Holly Ordway began her conversion to faith in a casino in Reno, Nevada, surrounded by slot machines. She had just competed in a North American Cup fencing tournament and was having dinner with her coach and his wife. “One of the Narnia films had just come out,” Ordway told me. “Our discussion of the film led to the question, Does God exist?”
As they talked late into the night, she traveled through a Lewisian wardrobe that landed her in a mysterious new country. “I discovered it was possible to think rationally about the faith,” says Ordway. “There were arguments that at least stood up to preliminary testing. That was a fundamental aha moment, when my intellect was able to wake up and say, Okay, this is interesting.

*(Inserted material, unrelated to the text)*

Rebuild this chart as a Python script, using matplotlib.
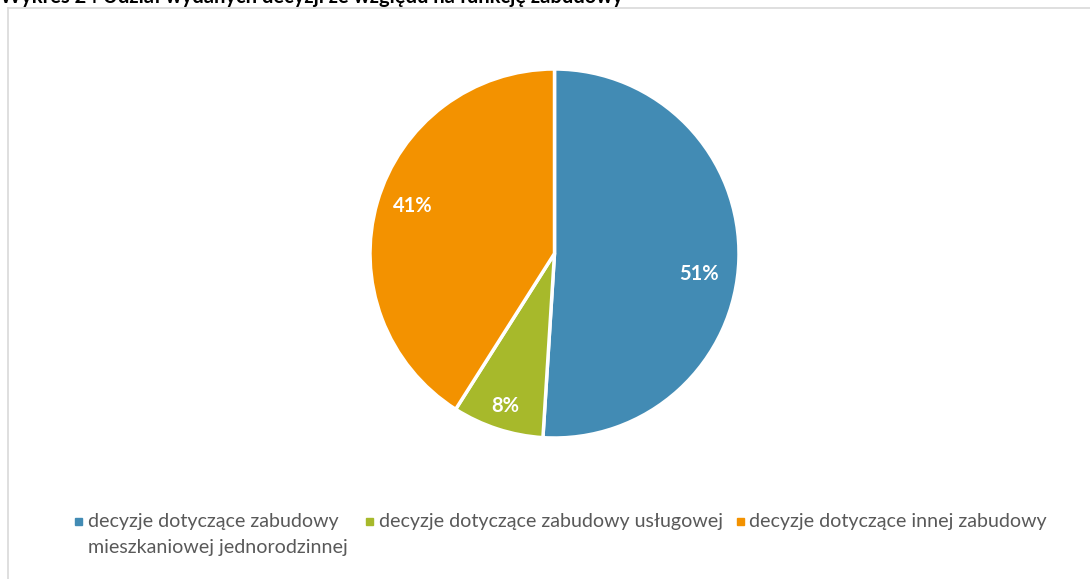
import matplotlib
matplotlib.use("Agg")
import matplotlib.pyplot as plt
from matplotlib.patches import Rectangle
from matplotlib.lines import Line2D
import numpy as np

title = "Wykres 24 Udział wydanych decyzji ze względu na funkcję zabudowy"
categories = ["decyzje dotyczące zabudowy\nmieszkaniowej jednorodzinnej",
              "decyzje dotyczące zabudowy usługowej",
              "decyzje dotyczące innej zabudowy"]
shares = [51, 8, 41]
colors = ["#428BB4", "#A7B92B", "#F39200"]

W, H = 1090, 579
fig = plt.figure(figsize=(W / 100, H / 100), dpi=100)
plt.rcParams['font.family'] = ['Lato', 'DejaVu Sans']

def px(x, y):
    return x / W, 1 - y / H

# frame
fig.add_artist(Line2D([7.5 / W, 7.5 / W], [1 - 7.5 / H, 0], color="#D9D9D9", lw=1.2, transform=fig.transFigure))
fig.add_artist(Line2D([7.5 / W, 1], [1 - 7.5 / H, 1 - 7.5 / H], color="#D9D9D9", lw=1.2, transform=fig.transFigure))

# title (cut at top, as in the reference)
tx, ty = px(0, 3)
fig.text(tx, ty, title, fontsize=14.5, fontweight="bold", color="#000000", va="baseline", ha="left")

# pie
cx, cy, r = 554.5, 253.5, 184.5
ax = fig.add_axes([(cx - r) / W, 1 - (cy + r) / H, 2 * r / W, 2 * r / H])
wedges, _ = ax.pie(shares, colors=colors, startangle=90, counterclock=False,
                   wedgeprops=dict(edgecolor="white", linewidth=2.5))
ax.set_xlim(-1, 1)
ax.set_ylim(-1, 1)
ax.axis("off")

label_dist = [0.79, 0.867, 0.81]
label_shift = [-6.4, 0.0, -2.5]
for w, v, d, s in zip(wedges, shares, label_dist, label_shift):
    ang = np.deg2rad((w.theta1 + w.theta2) / 2 + s)
    ax.text(d * np.cos(ang), d * np.sin(ang), f"{v}%", ha="center", va="center",
            color="white", fontsize=14.5, fontweight="bold")

# legend
marker_x = [75, 366, 737]
text_x = [88, 379, 749]
row_y = 521
for mx, txx, c, lab in zip(marker_x, text_x, colors, categories):
    fig.add_artist(Rectangle(px(mx, row_y + 3.5), 7 / W, 7 / H, color=c, transform=fig.transFigure))
    for i, ln in enumerate(lab.split("\n")):
        x0, y0 = px(txx, row_y + i * 27)
        fig.text(x0, y0, ln, fontsize=14.1, color="#595959", ha="left", va="center")

fig.savefig("out.png", dpi=100)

It was frightening and exciting.”
At the time, Ordway was in her early 30s and teaching literature and composition at a public college in Southern California. Since graduate school, she had thought of Christians as superstitious, Christianity as a “blemish on modern civilization,” and the Bible as a collection of fairy tales. “I was radicalized as an atheist and hostile toward Christians in general,” says Ordway.
But as she continued talking to her coach and reading works of apologetics—including N. T. Wright’s defense of the Resurrection—Ordway confessed faith in Christ. Now she finds herself in another new country, directing the master in apologetics (MAA) program at Houston Baptist University (HBU), a small liberal arts college in the heart of the nation’s energy capital. There, she is among a burgeoning group of women who are reshaping apologetics in the West.